La Commission européenne, qui a mis sur la table 420 millions d'euros pour le secteur l'automne dernier et ouvert des aides au stockage privé pour répondre à la crise, ne prévoit aucune autre mesure. « Nous ne voulons pas remplacer les signaux des marchés. C'est ce qui permet de faire le moins d'erreurs », justifiait Tassos Haniotis, lors d'une conférence de presse à Bruxelles fin janvier. Pourtant, si la France a réagi en limitant sa production laitière par la contractualisation (+0,1 % de janvier à novembre 2015 par rapport à 2014), certains pays européens semblent moins sensibles à ces signaux de marché. Les producteurs irlandais et néerlandais sont à des taux de croissance de +13 % et +6 % respectivement sur la même période, selon le MMO (Milk Market Observatory). Le président de la FNPL parle de « dumping ». « Nous ne changerons pas les orientation de la PAC », répondait Phil Hogan, le commissaire européen à l'Agriculture lors de cette même conférence de presse, tablant sur un regain de compétitivité à moyen terme et soulignant les possibilités offertes par la politique de développement rural pour répondre à cette crise. Les experts économiques annoncent une hausse annuelle de la demande mondiale de +2,3 % de 2015 à 2025. Tassos Haniotis ajoute à cela une augmentation de la consommation intérieure de l'Europe pour les fromages, le beurre et la crème. « L'Europe devrait produire 15 millions de tonnes de plus d'ici 2025 (par rapport à 2015). Une avancée plus importante que celle attendue aux États-Unis et en Nouvelle Zélande. Le prix du lait va récupérer lentement. Il va falloir ajuster le cheptel », conseille-t-il.

LE TON MONTE EN FRANCE

En attendant, le ton monte en France. « Le prix du lait ne permet plus de vivre. Cela va très mal dans les campagnes : beaucoup d'éleveurs n'arrivent plus à faire face.
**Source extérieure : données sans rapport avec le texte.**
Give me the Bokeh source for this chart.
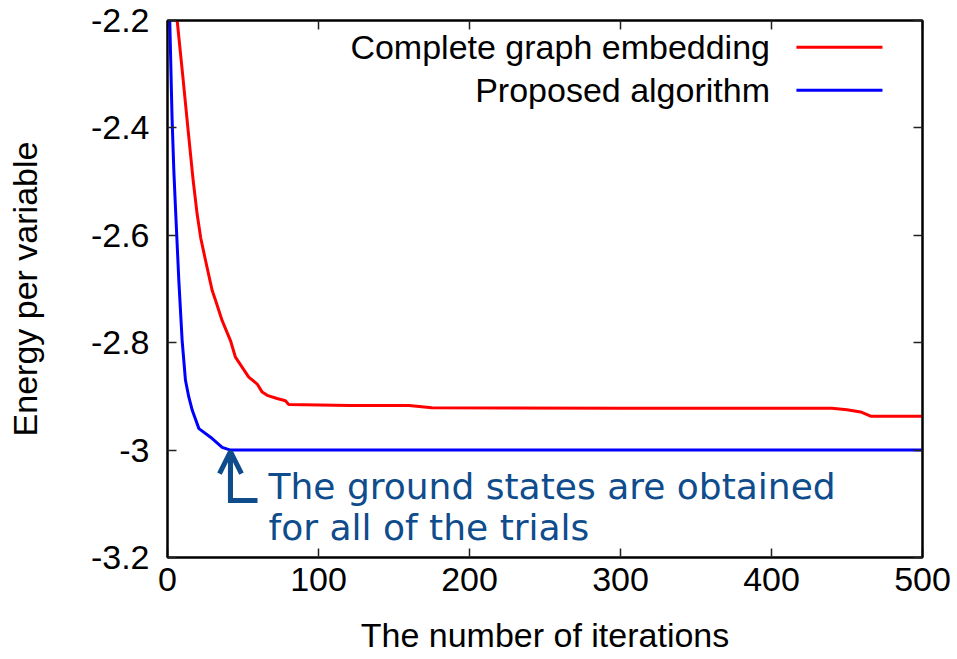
from bokeh.plotting import figure
from bokeh.models import (LinearAxis, FixedTicker, Label, Arrow, OpenHead,
                          CustomLabelingPolicy)
from bokeh.embed import file_html
from bokeh.resources import INLINE

# Convergence of the energy per variable against iteration count
cge_iter = [2, 6.4, 10, 13.5, 17, 19.6, 22, 25.2, 29.6, 31.8, 36.2, 41.7, 45.0,
            49.5, 53.8, 59.4, 62.7, 66.0, 72.6, 78.1, 80.3, 121, 160, 175,
            300, 440, 450, 459, 466, 500]
cge_energy = [-2.03, -2.2, -2.3, -2.4, -2.498, -2.56, -2.605, -2.647, -2.703,
              -2.721, -2.759, -2.796, -2.827, -2.846, -2.864, -2.877, -2.892,
              -2.898, -2.904, -2.908, -2.915, -2.917, -2.917, -2.921,
              -2.922, -2.922, -2.925, -2.929, -2.937, -2.937]

prop_iter = [0, 1.5, 3, 4.2, 5.3, 7.5, 9.7, 11.9, 14.1, 16.4, 20.8, 28.5, 36.2,
             41.7, 500]
prop_energy = [-1.9, -2.2, -2.38, -2.48, -2.55, -2.684, -2.796, -2.87, -2.901,
               -2.926, -2.96, -2.976, -2.995, -3.0, -3.0]

x_ticks = [0, 100, 200, 300, 400, 500]
x_tick_labels = ["0", "100", "200", "300", "400", "500"]
y_ticks = [-3.2, -3.0, -2.8, -2.6, -2.4, -2.2]
y_tick_labels = ["-3.2", "-3", "-2.8", "-2.6", "-2.4", "-2.2"]

series_names = ["Complete graph embedding", "Proposed algorithm"]
series_colors = ["#ff0000", "#0000ff"]

note_lines = ["The ground states are obtained", "for all of the trials"]
note_color = "#0f4c8c"

FONT = "Liberation Sans"
FS = "34px"

p = figure(width=957, height=659, x_range=(0, 500), y_range=(-3.2, -2.2),
           output_backend="svg", toolbar_location=None,
           min_border_left=167, min_border_right=35,
           min_border_top=20, min_border_bottom=102)
p.background_fill_color = "white"
p.border_fill_color = "white"
p.grid.visible = False
p.outline_line_color = "black"
p.outline_line_width = 2

# mirrored axes carry ticks only
no_labels = CustomLabelingPolicy(code="return new Set()")

def style_axis(ax, show_labels):
    ax.axis_line_color = "black"
    ax.axis_line_width = 2
    ax.major_tick_in = 9
    ax.major_tick_out = 0
    ax.major_tick_line_width = 1.5
    ax.major_tick_line_color = "#222222"
    ax.minor_tick_line_color = None
    ax.major_label_text_font = FONT
    ax.major_label_text_font_size = FS
    ax.major_label_text_color = "black"
    ax.axis_label_text_font = FONT
    ax.axis_label_text_font_style = "normal"
    ax.axis_label_text_font_size = FS
    ax.axis_label_text_color = "black"
    if not show_labels:
        ax.major_label_policy = no_labels
        ax.major_label_text_font_size = "1px"
        ax.major_label_standoff = 0

xa = p.xaxis[0]
ya = p.yaxis[0]
xa.ticker = FixedTicker(ticks=x_ticks)
ya.ticker = FixedTicker(ticks=y_ticks)
xa.major_label_overrides = {float(t): s for t, s in zip(x_ticks, x_tick_labels)}
ya.major_label_overrides = {float(t): s for t, s in zip(y_ticks, y_tick_labels)}
style_axis(xa, True)
style_axis(ya, True)
xa.axis_label = "The number of iterations"
ya.axis_label = "Energy per variable"
xa.major_label_standoff = 10
xa.axis_label_standoff = 22
ya.major_label_standoff = 18
ya.axis_label_standoff = 44

top_ax = LinearAxis(ticker=FixedTicker(ticks=x_ticks))
right_ax = LinearAxis(ticker=FixedTicker(ticks=y_ticks))
style_axis(top_ax, False)
style_axis(right_ax, False)
p.add_layout(top_ax, "above")
p.add_layout(right_ax, "right")

p.line(cge_iter, cge_energy, line_color=series_colors[0], line_width=3)
p.line(prop_iter, prop_energy, line_color=series_colors[1], line_width=3)

# Key: text right-aligned, sample line to its right
key_text_x = 399
key_line_x = [416.5, 473.5]
key_rows_y = [-2.250, -2.330]
for name, color, ky in zip(series_names, series_colors, key_rows_y):
    p.add_layout(Label(x=key_text_x, y=ky, text=name, text_align="right",
                       text_baseline="middle", text_font=FONT,
                       text_font_size=FS, text_color="black"))
    p.line(key_line_x, [ky, ky], line_color=color, line_width=3)

# Pointer to where the proposed algorithm reaches the ground state
corner_x, corner_y = 41.7, -3.094
p.line([59.6, corner_x, corner_x], [corner_y, corner_y, -3.03],
       line_color=note_color, line_width=5, line_join="miter")
p.add_layout(Arrow(end=OpenHead(size=22, line_width=5, line_color=note_color),
                   x_start=corner_x, y_start=corner_y,
                   x_end=corner_x, y_end=-3.003,
                   line_color=note_color, line_width=5))

note_y = [-3.068, -3.145]
for txt, ny in zip(note_lines, note_y):
    p.add_layout(Label(x=66.9, y=ny, text=txt, text_align="left",
                       text_baseline="alphabetic", text_font="DejaVu Sans",
                       text_font_size="36px", text_color=note_color))

open("out.html", "w").write(file_html(p, INLINE))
Le taux de restructuration pourrait atteindre 10 % voire plus cette année», alerte Thierry Roquefeuil, président de la FNPL. Les producteurs demandent le partage de la volatilité avec les entreprises et la distribution et lancent une charte des valeurs qu'ils souhaitent voir signer par tous les acteurs (lire RLF n° 758, page 7).

Le sujet a dépassé la sphère agricole pour atteindre la sphère publique. Le Sénat a proposé une loi pour la compétitivité des filières agricoles et agroalimentaires, qui a été rejetée à l'Assemblée nationale. Le ministre de l'Agriculture, Stéphane Le Foll, a affirmé en réponse que plusieurs propositions concernant la contractualisation seraient reprises dans la loi Sapin II sur « la transparence de la vie économique », et que la non-marchandisation des contrats laitiers serait également discutée et intégrée, de même que la référence au prix de la matière première payée au producteur dans les contrats entre industriels et grandes surfaces. Un rendez-vous a été organisé par le gouvernement avec la grande distribution qui « a promis de faire preuve de responsabilité et de solidarité ». À cette occasion, Manuel Valls a interpelé l'Europe pour une plus grande réaction. À suivre.

RENDEZ-VOUS PRIS POUR LE 14 MARS

Lors de la réunion des ministres de l'Agriculture européens le 15 février, le commissaire Phil Hogan a reconnu la nécessité de proposer de nouvelles mesures au Conseil du mois de Mars. Selon Stéphane Le Foll, d'autres pays, notamment la Pologne, l'Espagne, l'Italie, l'Irlande, la Belgique... ont globalement soutenu les propositions du mémorandum français, précisant toutefois que l'Allemagne était d'accord sur « le constat » fait par la France, mais pas sur les « solutions », restant opposée à toute nouvelle mesure de régulation publique. En somme, pas de mesures immédiates. Il faut encore « travailler » pour espérer des décisions des vingt-huit, le 14 mars, a dit Stéphane Le Foll. Phil Hogan a demandé à tous les États membres de lui présenter leurs propositions d'ici le 25 février.